Eles são elementos constitutivos de suas ações. A narrativa do ódio não
deixa de ser coerente.
Nesse
sentido, o trabalho da CPI já começa a produzir os seus efeitos. Dentre
eles, assinale-se a importância que Bolsonaro e sua família e equipe
lhe estão atribuindo, mesmo que digam que ela nada significa. O seu
próprio dizer negativo mostra a sua valorização. Um dia destes, o
presidente afirmou, no seu cercadinho preferido, onde fanáticos
repercutem a suas falas destrutivas, entre os seus amigos ocasionais,
que os opositores da cloroquina são “canalhas” e a China está conduzindo
uma “guerra bacteriológica” ou algo similar.
Embora
tente o contrário, Bolsonaro exibe, aos gritos, a importância da CPI.

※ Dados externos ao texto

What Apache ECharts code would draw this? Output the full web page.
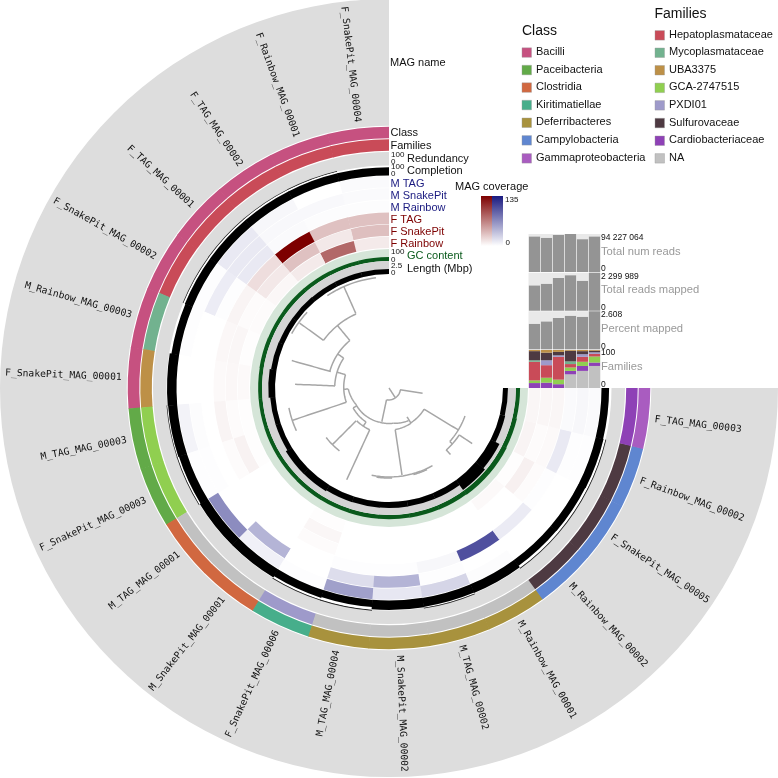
<!DOCTYPE html>
<html><head><meta charset="utf-8">
<style>html,body{margin:0;padding:0;background:#fff}#c{width:778px;height:778px}</style>
<script src="https://cdn.jsdelivr.net/npm/echarts@6/dist/echarts.min.js"></script>
</head><body><div id="c"></div>
<script>
const magNames = ["F_SnakePit_MAG_00004","F_Rainbow_MAG_00001","F_TAG_MAG_00002","F_TAG_MAG_00001","F_SnakePit_MAG_00002","M_Rainbow_MAG_00003","F_SnakePit_MAG_00001","M_TAG_MAG_00003","F_SnakePit_MAG_00003","M_TAG_MAG_00001","M_SnakePit_MAG_00001","F_SnakePit_MAG_00006","M_TAG_MAG_00004","M_SnakePit_MAG_00002","M_TAG_MAG_00002","M_Rainbow_MAG_00001","M_Rainbow_MAG_00002","F_SnakePit_MAG_00005","F_Rainbow_MAG_00002","F_TAG_MAG_00003"];
const magClass = ["Bacilli","Bacilli","Bacilli","Bacilli","Bacilli","Bacilli","Bacilli","Paceibacteria","Paceibacteria","Clostridia","Clostridia","Kiritimatiellae","Deferribacteres","Deferribacteres","Deferribacteres","Deferribacteres","Campylobacteria","Campylobacteria","Campylobacteria","Gammaproteobacteria"];
const magFamily = ["Hepatoplasmataceae","Hepatoplasmataceae","Hepatoplasmataceae","Hepatoplasmataceae","Hepatoplasmataceae","Mycoplasmataceae","UBA3375","GCA-2747515","GCA-2747515","NA","NA","PXDI01","NA","NA","NA","NA","Sulfurovaceae","Sulfurovaceae","Sulfurovaceae","Cardiobacteriaceae"];
const redundancy = [0,5,5,6,5,0,0,5,6,0,0,6,6,0,6,0,6,6,6,0];
const completion = [88,88,88,88,88,82,100,96,90,100,100,85,75,100,96,100,80,82,85,80];
const mTag      = [3,0,5,13,1,1,0,7,1,68,9,1,56,14,25,2,0,0,1,3];
const mSnakePit = [3,4,4,13,11,0,0,2,1,0,44,0,20,44,1,0,0,0,1,5];
const mRainbow  = [2,2,3,13,1,0,0,0,0,0,0,0,1,1,5,103,12,1,13,3];
const fTag      = [33,33,135,18,6,4,3,6,2,0,0,2,0,0,0,0,0,2,3,5];
const fSnakePit = [34,12,33,12,2,5,4,2,7,0,0,5,0,0,0,0,0,8,2,5];
const fRainbow  = [11,80,11,4,2,1,3,1,1,0,0,1,0,0,0,0,3,1,6,5];
const gcContent = [33,33,34,34,33,34,32,32,33,33,34,34,35,35,36,38,42,42,38,34];
const lengthMbp = [0.96,0.96,0.96,1.0,1.0,1.05,1.3,1.0,1.0,1.35,1.35,1.15,1.15,1.15,1.15,1.15,2.3,1.9,1.05,0.96];
const treeSegments = [[81.5,24,111,24],[111,6.75,111,33.75],[110.5,54,81,54],[111.5,47.25,111.5,60.75],[81,24,81,54],[81,39.5,61.5,39.5],[61.5,39.5,61.5,74.25],[60.5,74.25,101,74.25],[61.5,56.5,54.5,56.5],[54.3,56.5,54.3,87.75],[54,87.75,94,87.75],[54.3,73,45.5,73],[45.5,73,45,108.5],[45,108.5,101.5,108.5],[102,101.25,102,114.75],[45,91.5,40.7,91.5],[40.7,91.5,37,116],[37,116,35.5,165],[35.5,165,35.5,187],[35.5,187,38,211],[36.5,119,41,119],[41,119,41,146],[41,146,46,146],[46,135.5,46,155.25],[46.5,135,80,135],[80,128.25,80,141.75],[46,155.25,101,155.25],[34.5,168,12.2,168],[12,168,11.5,261],[11.2,261,34,261],[0,213,11.5,213],[34,212,41.5,212],[42,188.5,41.5,212],[41,212,41,238.8],[42,188.5,88,188.5],[89,168.75,89,209.25],[41,238.8,81,238.8],[81,228.6,81,249.75],[81,228.6,84.5,228.6],[84.5,222.75,84.5,236.25],[84.5,236.25,100,236.25],[84,222.75,90.6,222.75],[90,172,90,182],[90,195.75,90,205]];

const samples = ["F Rainbow","F SnakePit","F TAG","M Rainbow","M SnakePit","M TAG"];
const totalNumReads = [87700000,84400000,91800000,94227064,81100000,87700000];
const totalReadsMapped = [1520000,1620000,1980000,2140000,1800000,2299989];
const percentMapped = [1.74,1.90,2.15,2.29,2.22,2.608];
const famNA = [0,0,0,36,45,58];
const famCardio = [13,14,10,9,13,9];
const famGCA = [7,13,12,9,11,16];
const famHepato = [49,33,60,9,13,7];
const famMyco = [4,0,0,7,0,0];
const famPXDI = [0,13,4,0,7,4];
const famSulfuro = [24,20,9,28,8,4];
const famUBA = [3,7,5,2,3,2];

const classNames = ["Bacilli","Paceibacteria","Clostridia","Kiritimatiellae","Deferribacteres","Campylobacteria","Gammaproteobacteria"];
const classColors = ["#c65180","#62aa48","#d16840","#47ae8b","#a8923d","#5f86d0","#a95cc0"];
const familyNames = ["Hepatoplasmataceae","Mycoplasmataceae","UBA3375","GCA-2747515","PXDI01","Sulfurovaceae","Cardiobacteriaceae","NA"];
const familyColors = ["#c94b58","#72b28f","#bd9047","#90cf50","#9e9aca","#4e3a42","#8e41b6","#c1c1c1"];

const STEP = 13.5, OVERLAP = 0.12;
const CX = 389, CY = 388;
const SANS = '"Liberation Sans",Arial,sans-serif';
const MONO = '"DejaVu Sans Mono",monospace';
const mix = (hex, t) => {
  t = Math.max(0, Math.min(1, t));
  const n = parseInt(hex.slice(1), 16), c = [n >> 16, (n >> 8) & 255, n & 255];
  return 'rgb(' + c.map(v => Math.round(255 + (v - 255) * t)).join(',') + ')';
};
const RED = '#7d0000', NAVY = '#1a1a80';
const endOf = i => (i + 1) * STEP + (i < 19 ? OVERLAP : 0);

function sectorItem(params, api, r0, r1, a0, a1, fill) {
  const s = params.coordSys, p0 = api.coord([r0, a0]), p1 = api.coord([r1, a1]);
  return {type: 'sector', shape: {cx: s.cx, cy: s.cy, r0: p0[2], r: p1[2], startAngle: -p0[3], endAngle: -p1[3], clockwise: false},
    style: {fill: fill}};
}
function ring(name, r0, r1, values, colorOf) {
  return {type: 'custom', name, coordinateSystem: 'polar', silent: true, animation: false,
    data: values.map((v, i) => [i, i]),
    renderItem(params, api) {
      const i = api.value(0), v = values[i];
      return sectorItem(params, api, r0, r1, i * STEP, endOf(i), colorOf(v));
    }};
}
function barRing(name, r0, r1, max, values, color, bg) {
  return [
    {type: 'custom', name: name + ' bg', coordinateSystem: 'polar', silent: true, animation: false, data: [[0, 0]],
      renderItem(params, api) { return sectorItem(params, api, r0, r1, 0, 270, bg); }},
    {type: 'custom', name, coordinateSystem: 'polar', silent: true, animation: false,
      data: values.map((v, i) => [i, i]),
      renderItem(params, api) {
        const i = api.value(0), v = values[i];
        if (!v) return null;
        return sectorItem(params, api, r0, r0 + (r1 - r0) * v / max, i * STEP, endOf(i), color);
      }}
  ];
}
const classColor = c => classColors[classNames.indexOf(c)];
const famColor = c => familyColors[familyNames.indexOf(c)];

const series = [
  {type: 'custom', name: 'outer', coordinateSystem: 'polar', silent: true, animation: false, data: [[0, 0]],
    renderItem(params, api) { return sectorItem(params, api, 262.3, 389, 0, 270, '#dddddd'); }},
  ring('Class', 249.7, 261.3, magClass, classColor),
  ring('Families', 237.2, 248.7, magFamily, famColor),
  ...barRing('Redundancy', 222.5, 236, 100, redundancy, '#222222', '#dcdcdc'),
  ...barRing('Completion', 212.5, 222, 100, completion, '#000000', '#ffffff'),
  ring('M TAG', 200.5, 211.8, mTag, v => mix(NAVY, v / 135)),
  ring('M SnakePit', 188.4, 199.8, mSnakePit, v => mix(NAVY, v / 135)),
  ring('M Rainbow', 176.3, 187.6, mRainbow, v => mix(NAVY, v / 135)),
  ring('F TAG', 164, 175.5, fTag, v => mix(RED, v / 135)),
  ring('F SnakePit', 152, 163.4, fSnakePit, v => mix(RED, v / 135)),
  ring('F Rainbow', 140, 151.3, fRainbow, v => mix(RED, v / 135)),
  ...barRing('GC content', 127, 139, 100, gcContent, '#0a5a1c', '#d5e5d8'),
  ...barRing('Length', 114, 127, 2.5, lengthMbp, '#000000', '#d4d4d4'),
  {type: 'custom', name: 'tree', coordinateSystem: 'polar', silent: true, animation: false,
    data: treeSegments.map((s, i) => [i, i]),
    renderItem(params, api) {
      const s = treeSegments[api.value(0)], pts = [];
      for (let k = 0; k <= 14; k++) {
        const p = api.coord([s[0] + (s[2] - s[0]) * k / 14, s[1] + (s[3] - s[1]) * k / 14]);
        pts.push([p[0], p[1]]);
      }
      return {type: 'polyline', shape: {points: pts}, style: {stroke: '#a6a6a6', lineWidth: 1.5, fill: 'none', opacity: 1}};
    }},
  {type: 'custom', name: 'names', coordinateSystem: 'polar', silent: true, animation: false,
    data: magNames.map((s, i) => [i, i]),
    renderItem(params, api) {
      const i = api.value(0), a = (i + 0.5) * STEP, p = api.coord([267.5, a]), left = a < 175;
      const rot = (left ? a - 90 : a - 270) * Math.PI / 180;
      return {type: 'text', x: p[0], y: p[1], rotation: rot,
        style: {text: magNames[i], fontFamily: MONO, fontSize: 9.7, fill: '#111', align: left ? 'right' : 'left', verticalAlign: 'middle'}};
    }}
];

const panels = [[234, totalNumReads, 94227064], [272.7, totalReadsMapped, 2299989], [311.3, percentMapped, 2.608]];
const grids = [], xAxes = [], yAxes = [];
[...panels, [350, null, 100]].forEach((p, i) => {
  grids.push({left: 528.5, width: 72, top: p[0], height: 38, show: true, backgroundColor: '#e9e9e9', borderWidth: 0});
  xAxes.push({type: 'category', gridIndex: i, data: samples, show: false});
  yAxes.push({type: 'value', gridIndex: i, min: 0, max: p[2], show: false});
});
panels.forEach((p, i) => series.push({type: 'bar', xAxisIndex: i, yAxisIndex: i, data: p[1], barWidth: 11.2, silent: true, animation: false, itemStyle: {color: '#949494'}}));
[[famNA, 'NA'], [famCardio, 'Cardiobacteriaceae'], [famGCA, 'GCA-2747515'], [famHepato, 'Hepatoplasmataceae'], [famMyco, 'Mycoplasmataceae'], [famPXDI, 'PXDI01'], [famSulfuro, 'Sulfurovaceae'], [famUBA, 'UBA3375']].forEach(f => {
  series.push({type: 'bar', name: f[1], stack: 'fam', xAxisIndex: 3, yAxisIndex: 3, data: f[0], barWidth: 11.2, silent: true, animation: false, itemStyle: {color: famColor(f[1])}});
});

const els = [];
const txt = (x, y, t, size, fill, extra) => els.push({type: 'text', x, y, silent: true, style: Object.assign({text: t, fontFamily: SANS, fontSize: size, fill: fill || '#111', verticalAlign: 'middle', align: 'left'}, extra || {})});
txt(390, 63, 'MAG name', 11);
txt(390.5, 133, 'Class', 11);
txt(390.5, 146, 'Families', 11);
txt(407, 159, 'Redundancy', 11);
txt(407, 171, 'Completion', 11);
txt(390.5, 183.5, 'M TAG', 11, '#1a1a80');
txt(390.5, 195.5, 'M SnakePit', 11, '#1a1a80');
txt(390.5, 207.5, 'M Rainbow', 11, '#1a1a80');
txt(390.5, 220, 'F TAG', 11, '#7d0000');
txt(390.5, 232, 'F SnakePit', 11, '#7d0000');
txt(390.5, 244, 'F Rainbow', 11, '#7d0000');
txt(407, 256, 'GC content', 11, '#0a5a1c');
txt(407, 269, 'Length (Mbp)', 11);
[[155, '100'], [162, '0'], [167, '100'], [174, '0'], [252, '100'], [260, '0'], [265.5, '2.5'], [273, '0']].forEach(t => txt(391, t[0], t[1], 8));
txt(455, 187, 'MAG coverage', 11);
const grad = c => ({type: 'linear', x: 0, y: 0, x2: 0, y2: 1, colorStops: [{offset: 0, color: c}, {offset: 1, color: '#ffffff'}]});
els.push({type: 'rect', silent: true, shape: {x: 481, y: 196, width: 11, height: 50}, style: {fill: grad(RED)}});
els.push({type: 'rect', silent: true, shape: {x: 492, y: 196, width: 11, height: 50}, style: {fill: grad(NAVY)}});
txt(505, 199.5, '135', 8);
txt(505.5, 243, '0', 8);
[[238, '94 227 064'], [269, '0'], [276.5, '2 299 989'], [308, '0'], [315, '2.608'], [347, '0'], [353, '100'], [385, '0']].forEach(t => txt(601, t[0], t[1], 8.5));
[[251.5, 'Total num reads'], [290, 'Total reads mapped'], [328.5, 'Percent mapped'], [367, 'Families']].forEach(t => txt(601, t[0], t[1], 11.2, '#999999'));
txt(522, 31, 'Class', 14);
txt(654.5, 14, 'Families', 14);
const classY = [52.5, 70, 87.5, 105, 122.7, 140.3, 158.3];
classNames.forEach((n, i) => {
  els.push({type: 'rect', silent: true, shape: {x: 522, y: classY[i] - 4.7, width: 9.5, height: 9.5}, style: {fill: classColors[i], stroke: '#999', lineWidth: 0.4}});
  txt(536, classY[i] - 0.5, n, 11);
});
const famY = [35.3, 52.7, 70.2, 87.8, 105.3, 123, 140.7, 158.3];
familyNames.forEach((n, i) => {
  els.push({type: 'rect', silent: true, shape: {x: 655, y: famY[i] - 4.7, width: 9.5, height: 9.5}, style: {fill: familyColors[i], stroke: '#999', lineWidth: 0.4}});
  txt(669, famY[i] - 0.5, n, 11);
});

const chart = echarts.init(document.getElementById('c'), null, {renderer: 'canvas', width: 778, height: 778});
chart.setOption({
  animation: false,
  backgroundColor: '#fff',
  polar: {center: [CX, CY], radius: [0, 389]},
  angleAxis: {type: 'value', min: 0, max: 360, startAngle: 90, clockwise: false, show: false},
  radiusAxis: {type: 'value', min: 0, max: 389, show: false},
  grid: grids, xAxis: xAxes, yAxis: yAxes,
  series,
  graphic: {elements: els}
});
</script></body></html>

Ao reiterar a relevância “médica” da cloroquina, procura expor os
brasileiros ainda mais à doença e à morte, incentivando-a, ao mesmo
tempo que provoca o maior parceiro comercial, sanitário e médico do
País, para que nos retalie. Qual o seu objetivo? Reduzir a importação de
vacinas e dos seus insumos para a produção nacional? Alastrar ainda
mais a morte, num contexto de fome e desemprego?